“La decisione del Tribunale di Roma, che accolgo pienamente, pone un urgente questione politica, quella del rispetto della legalità costituzionale nella rappresentanza democratica. E’, dunque, chiara a tutti l’urgenza dell’approvazione della legge sui partiti visto che il tribunale, dichiarando l’inammissibilità della domanda di nullità del Codice di comportamento per i candidati M5S alle Comunali di Roma, lascia pienamente aperta la questione – certamente tutta politica – di come sia possibile che, a Costituzione vigente alla luce degli articoli 3, 51, 67 e 97, la sindaca della Capitale sia sottoposta a un vincolo di sottomissione con soggetti privati che prevede persino obblighi e sanzioni pecuniarie”. Lo dichiara la senatrice del Pd Monica Cirinnà.

“Il fatto che il tribunale non abbia valutato nel merito la validità del contratto – sottolinea – lascia aperti tutti i casi di illegale costrizione all’obbedienza, con il conseguente divieto di dissenso, cui sono sottoposti tutti gli eletti M5S in Italia. Stupisce che perfino gli avvocati della sindaca, nella memoria che hanno presentato, avessero comunque ipotizzato che la nullità del Codice di comportamento non avrebbe avuto come conseguenza l’ineleggibilità e la decadenza della Raggi. Questo dimostra che anche per loro la legittimità di tale codice non è così scontata. Ma, ribadisco, su questo punto il tribunale non si è pronunciato”.

“Auspico – aggiunge – che questi temi possano essere oggetto di ulteriori gradi di giudizio fino alla remissione del quesito alla Corte costituzionale, poichè resto convinta che in un sistema di democrazia parlamentare quello dell’autonomia degli eletti, previsto dall’art. 67 della Costituzione, sia il cuore pulsante della nostra libertà”.
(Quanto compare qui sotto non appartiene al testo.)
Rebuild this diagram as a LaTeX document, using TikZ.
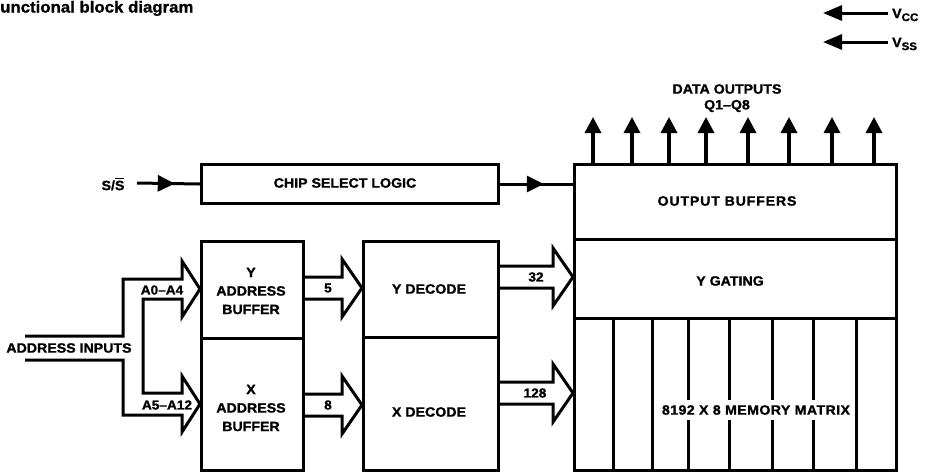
\documentclass[tikz,border=0pt]{standalone}
\usepackage{fontspec}
\setmainfont{Liberation Sans}[FakeStretch=1.05,FakeBold=1.2]
\usetikzlibrary{arrows.meta,calc,decorations.markings}
\tikzset{
  box/.style={draw, line width=3pt, inner sep=0pt, anchor=north west},
  lbl/.style={font=\bfseries\fontsize{13.5}{18.5}\selectfont, align=center, inner sep=0pt},
  sm/.style={font=\bfseries\fontsize{13}{14}\selectfont, inner sep=0pt},
  fat/.style={draw, line width=3pt, line join=miter},
  ln/.style={line width=3pt},
  outarr/.style={line width=3.4pt, -{Triangle[length=16pt,width=16pt]}},
  supply/.style={line width=3pt, -{Triangle[length=19pt,width=15pt]}},
  midarr/.style={ln, postaction={decorate}, decoration={markings, mark=at position #1 with {\arrow{Triangle[length=17pt,width=16pt]}}}}
}
\newcommand\fatarrow[3]{%
  \draw[fat] let \p1=(#1.east |- #3), \p2=(#2.west |- #3) in
    (\x1,\y1+11pt) -- (\x2-20pt,\y1+11pt) -- (\x2-20pt,\y1+29pt) -- (\x2,\y1)
    -- (\x2-20pt,\y1-29pt) -- (\x2-20pt,\y1-11pt) -- (\x1,\y1-11pt);}
\newcommand\barS{{\setbox0\hbox{S}\rlap{\raisebox{\dimexpr\ht0+1.8pt\relax}{\rule{\wd0}{1.3pt}}}S}}
\begin{document}
\begin{tikzpicture}[x=1pt,y=-1pt]
\useasboundingbox (0,0) rectangle (929,472);
% title
\node[anchor=base west, font=\bfseries\fontsize{16}{17}\selectfont, inner sep=0pt] (title) at (0,12.5) {unctional block diagram};
% supplies
\node[lbl, anchor=west] (vcc) at (892,15) {V\raisebox{-3pt}{\fontsize{11}{11}\selectfont CC}};
\node[lbl, anchor=west] (vss) at (892,44) {V\raisebox{-3pt}{\fontsize{11}{11}\selectfont SS}};
\coordinate (vccs) at (888,13); \coordinate (vcct) at (823,13);
\coordinate (vsss) at (888,42); \coordinate (vsst) at (823,42);
\draw[supply] (vccs) -- (vcct);
\draw[supply] (vsss) -- (vsst);
% boxes
\node[box, minimum width=297pt, minimum height=39pt] (csl) at (200,163) {};
\node[box, minimum width=102pt, minimum height=97pt] (ybuf) at (200,240) {};
\node[box, minimum width=102pt, minimum height=132pt] (xbuf) at (200,337) {};
\node[box, minimum width=135pt, minimum height=96pt] (ydec) at (362,240) {};
\node[box, minimum width=135pt, minimum height=133pt] (xdec) at (362,336) {};
\node[box, minimum width=322pt, minimum height=75pt] (outbuf) at (573,163) {};
\node[box, minimum width=322pt, minimum height=79pt] (ygate) at (573,238) {};
\node[box, minimum width=322pt, minimum height=152pt] (mem) at (573,317) {};
% memory columns
\foreach \x in {613,652,688,729,772,813,856}
  \draw[ln] (mem.north -| \x,0) -- (mem.south -| \x,0);
% box texts
\node[lbl] (cslt) at (345,183) {CHIP SELECT LOGIC};
\node[lbl] (ybuft) at (251,291) {Y\\ADDRESS\\BUFFER};
\node[lbl] (xbuft) at (251,408) {X\\ADDRESS\\BUFFER};
\node[lbl] (ydect) at (429,289) {Y DECODE};
\node[lbl] (xdect) at (429,412) {X DECODE};
\node[lbl] (outbuft) at (727,201) {\addfontfeature{LetterSpace=6}OUTPUT BUFFERS};
\node[lbl] (ygatet) at (730,281) {Y GATING};
\node[lbl, fill=white, inner xsep=2pt, inner ysep=5pt] (memt) at (756,410) {\addfontfeature{LetterSpace=3}8192 X 8 MEMORY MATRIX};
% data outputs
\node[lbl] (dout) at (727,89) {DATA OUTPUTS};
\node[lbl] (q18) at (727,106) {Q1--Q8};
\foreach \x in {593,632,669,706,748,789,832,874}
  \draw[outarr] (outbuf.north -| \x,0) -- (\x,117);
% chip select
\node[lbl] (ss) at (113,184) {S/\barS};
\coordinate (ssin) at (137,183);
\draw[midarr=0.6] (ssin) -- (csl.west);
\draw[midarr=0.6] (csl.east) -- (outbuf.west |- csl.east);
% address inputs
\node[lbl] (ain) at (69,348) {ADDRESS INPUTS};
\coordinate (ain1) at (25,336); \coordinate (ain2) at (25,360);
\coordinate (ca) at (200,289); \coordinate (cb) at (200,404);
\draw[fat] (ain1) -- (123,336) -- (123,279) -- (182,279) -- (182,261) -- (ybuf.west |- ca)
  -- (182,317) -- (182,299) -- (143,299) -- (143,393) -- (182,393) -- (182,376)
  -- (xbuf.west |- cb) -- (182,432) -- (182,415) -- (123,415) -- (123,360) -- (ain2);
\node[sm] (a04) at (162,290) {A0--A4};
\node[sm] (a512) at (167,405) {A5--A12};
% fat arrows
\coordinate (c5) at (0,288); \coordinate (c8) at (0,405);
\coordinate (c32) at (0,277); \coordinate (c128) at (0,393);
\fatarrow{ybuf}{ydec}{c5}
\fatarrow{xbuf}{xdec}{c8}
\fatarrow{ydec}{ygate}{c32}
\fatarrow{xdec}{mem}{c128}
\node[sm] (l5) at (328,288) {5};
\node[sm] (l8) at (328,405) {8};
\node[sm] (l32) at (536,277) {32};
\node[sm] (l128) at (535,393) {128};
\end{tikzpicture}
\end{document}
“Al di là della decisione del tribunale che va rispettata – conclude Cirinnà –  non capisco per cosa gioiscano la sindaca Raggi e i suoi consiglieri comunali che restano obbligati a sottoporre preventivamente le loro scelte, su atti di alta amministrazione e nomine, al permesso di privati. E, per di più, se disubbidiscono, potranno essere passibili di sanzioni fino a 150 mila euro. Roma e i romani, che hanno votato in piena libertà, meritano un sindaco altrettanto libero”.